Irrespective of the fact that FFIX has been around for 20 years – and ignoring the fact Wada’s quote is now eight years old and he stepped down in 2013 – it’s a rather candid sentiment for an executive to express. Remake director, Tetsuya Nomura, gave a similar statement around the same time: “The new Final Fantasy must overcome the Final Fantasy of the past.” Given that there’s been no sign of a possible FFXVI, the Remake is, for all intents and purposes, the flagship release in the series’, and the company’s, immediate future. With the episodic structure in mind, that’s potentially another five years dedicated to a single instalment, and not even a new one at that. In 2025, the original FFVII will be 28 years old. Sobering.
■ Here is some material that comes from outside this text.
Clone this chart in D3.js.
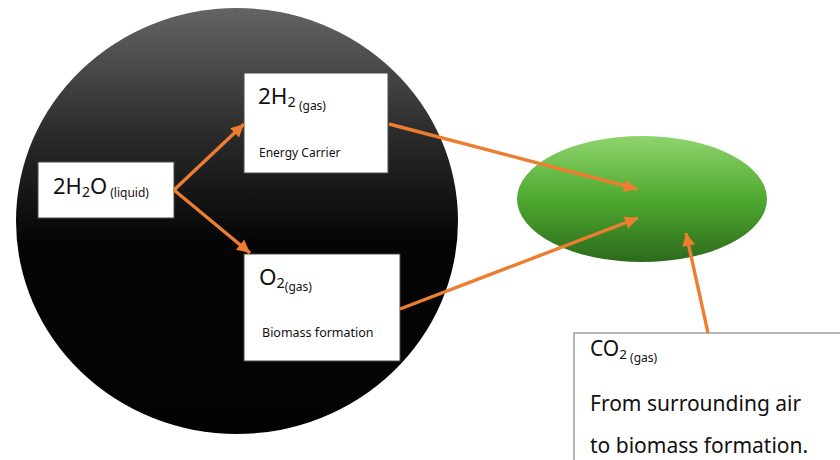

That won’t stop me buying the Remake upon release, like the helpless stooge that I am, but it nonetheless paints a very uncertain future for the series as the next generation looms on the horizon. Will the inevitable success of the Remake lead to other remakes? Will the company drag Hiroyuki Ito out of the cupboard he’s been hiding in for the past 15 years and put him in charge of FFXVI? Will the next retrospective cover every single entry in the Shin Megami Tensei series? Probably none of these things will happen, and possibly all of them will happen. Who can say? Nothing is written, and nothing ever ends.
At least we’ll always have the Ultima Weapon Fork.